Desmond scowled. "Will Foolet."
"Will is afraid to go out of the valley, as you know well. Take your satisfaction that I allow you leave, before I regret it."
"Yes, my lord." The youth swiftly ceased his complaint. "So will I, my lord."
* * *
Little Abbot announced their arrival by plant
ing his hooves and braying lustily in spite of all a red-faced Desmond could do to whip him along. But the animal's voice was hardly noticeable amid the disorder and stir on the green. Horses tied too close nipped at one another or nosed hopefully in laden carts. Servants hustled packs and boxes. A pair of nuns stood together guarding their bags with the ferocity of wimpled mastiffs, while a stream of people passed in and out under the long pole and brush that marked the tavern.

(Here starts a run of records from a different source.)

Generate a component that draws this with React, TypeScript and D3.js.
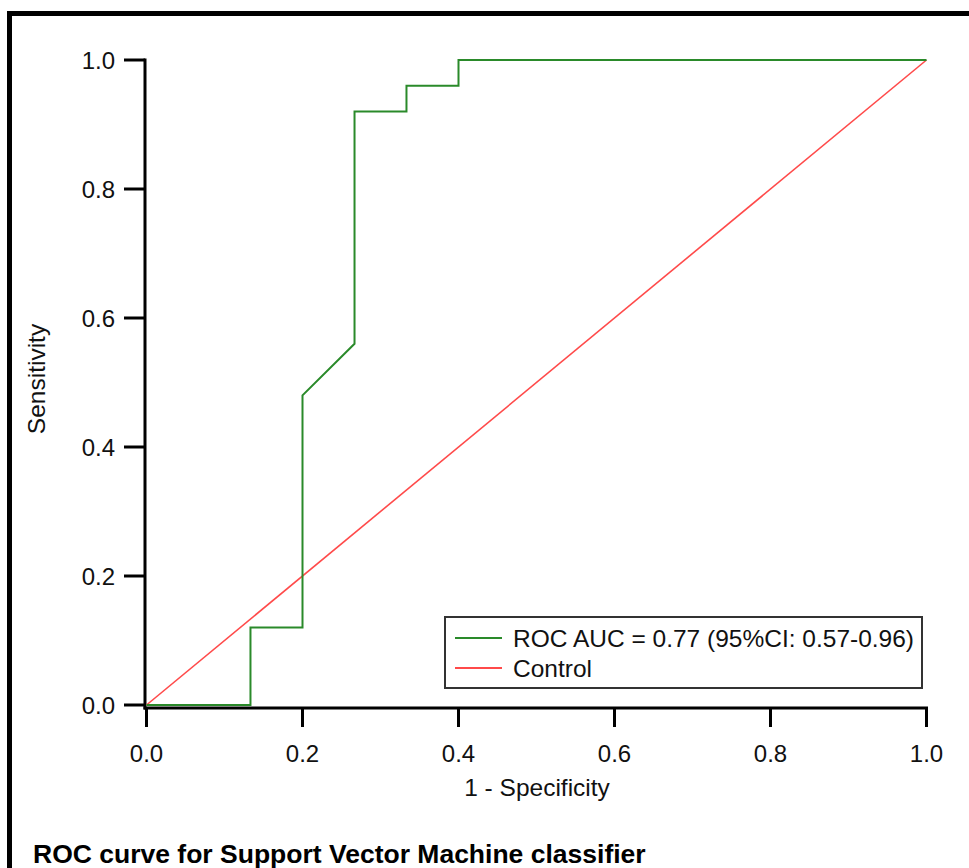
import React from "react";
import * as d3 from "d3";

const rocFpr = [0, 0.1333, 0.1333, 0.2, 0.2, 0.2667, 0.2667, 0.3333, 0.3333, 0.4, 0.4, 1.0];
const rocTpr = [0, 0, 0.12, 0.12, 0.48, 0.56, 0.92, 0.92, 0.96, 0.96, 1.0, 1.0];
const controlX = [0, 1];
const controlY = [0, 1];
const xTicks = [0, 0.2, 0.4, 0.6, 0.8, 1.0];
const yTicks = [0, 0.2, 0.4, 0.6, 0.8, 1.0];
const legendLabels = ["ROC AUC = 0.77 (95%CI: 0.57-0.96)", "Control"];
const legendColors = ["#2a8a2a", "#ff4a4a"];
const title = "ROC curve for Support Vector Machine classifier";
const xTitle = "1 - Specificity";
const yTitle = "Sensitivity";

const W = 969;
const H = 868;
const FONT = "'Liberation Sans', Arial, sans-serif";

export default function App() {
  const x = d3.scaleLinear().domain([0, 1]).range([146.5, 926.5]);
  const y = d3.scaleLinear().domain([0, 1]).range([705, 60]);
  const rocPts: [number, number][] = rocFpr.map((f, i) => [x(f), y(rocTpr[i])]);
  const ctlPts: [number, number][] = controlX.map((f, i) => [x(f), y(controlY[i])]);
  const path = d3.line();
  const axisY = 708;
  const axisX = 145;
  const fmt = d3.format(".1f");

  return (
    <svg
      width={W}
      height={H}
      style={{ position: "absolute", left: 0, top: 0, background: "#fff" }}
      fontFamily={FONT}
    >
      <rect x={0} y={0} width={W} height={H} fill="#fff" />
      {/* outer frame (extends beyond canvas on right/bottom) */}
      <rect x={9.5} y={13.5} width={W + 50} height={H + 50} fill="none" stroke="#000" strokeWidth={5} />

      {/* y axis */}
      <line x1={axisX} x2={axisX} y1={y(1) - 1.5} y2={axisY + 1.5} stroke="#000" strokeWidth={3} />
      {yTicks.map((t) => (
        <g key={"y" + t}>
          <line x1={124} x2={axisX} y1={y(t)} y2={y(t)} stroke="#000" strokeWidth={3} />
          <text x={115} y={y(t)} dy="0.36em" textAnchor="end" fontSize={24} fill="#111">
            {fmt(t)}
          </text>
        </g>
      ))}
      {/* x axis */}
      <line x1={axisX - 1.5} x2={x(1) + 1.5} y1={axisY} y2={axisY} stroke="#000" strokeWidth={3} />
      {xTicks.map((t) => (
        <g key={"x" + t}>
          <line x1={x(t)} x2={x(t)} y1={axisY} y2={727} stroke="#000" strokeWidth={3} />
          <text x={x(t)} y={762} textAnchor="middle" fontSize={24} fill="#111">
            {fmt(t)}
          </text>
        </g>
      ))}

      {/* axis titles */}
      <text x={537} y={796} textAnchor="middle" fontSize={24.5} fill="#111">
        {xTitle}
      </text>
      <text
        transform={`translate(45,379) rotate(-90)`}
        textAnchor="middle"
        fontSize={24.5}
        fill="#111"
      >
        {yTitle}
      </text>

      {/* curves */}
      <path d={path(ctlPts) || ""} fill="none" stroke={legendColors[1]} strokeWidth={1.6} />
      <path d={path(rocPts) || ""} fill="none" stroke={legendColors[0]} strokeWidth={2} />

      {/* legend */}
      <rect x={445} y={617} width={477} height={71} fill="#fff" stroke="#333" strokeWidth={2} />
      {legendLabels.map((l, i) => (
        <g key={l}>
          <line x1={455} x2={502} y1={638 + i * 30} y2={638 + i * 30} stroke={legendColors[i]} strokeWidth={2} />
          <text x={513} y={638 + i * 30} dy="0.36em" fontSize={24.5} fill="#111">
            {l}
          </text>
        </g>
      ))}

      {/* title */}
      <text x={33} y={863} fontSize={26.5} fontWeight="bold" fill="#000">
        {title}
      </text>
    </svg>
  );
}
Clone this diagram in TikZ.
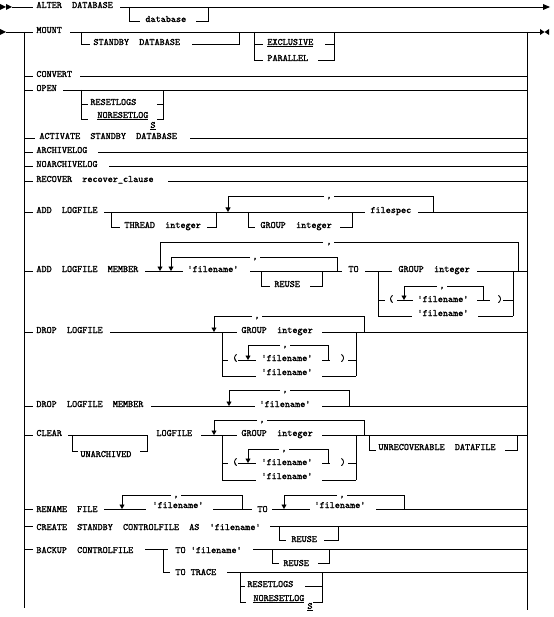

"Pilgrims," Ruck said, but it was an unusually large party, and even conducted by an armed guard. The carts were full of larder and wool. "They go out with the abbey's trade."
Desmond was gazing at the soldiers, his eyes alight. "Will they have to fight?"
Ruck took stock of the large guard. They were mounted all, and well turned out, holding patient watch while their charges refreshed themselves—the kind of escort he wanted for Melanthe. But they wore the abbey's livery, and he had no notion to ask for aid there. "They'll account themselves well, if they do." He turned away. "Dame Fortune likes you, Desmond—every maid in the country will be here for such sight."
Even as he spoke, three girls hurried out of the inn and began rooting for something in a baggage cart. One of them cast a glance at Ruck and Desmond and instantly pulled her veil over her face, huddling into hisses and giggles with her companions. All three turned and stared.
Desmond turned bright red. He was common enough in his green and yellow dags in Wolfscar, but here his vestment shouted amid the common grays and browns. Ruck could see him shrinking. Little Abbot chose that moment to lift his head and send forth another raucous bray.
Desmond turned from red to white. He looked as if his stomach revolted.
"Were I you," Ruck said under his breath, "I'd show them that I had a right to my minstrel's gear."
But the youth seemed daunted into impotence. Ruck dismounted. He took hold of Abbot's halter.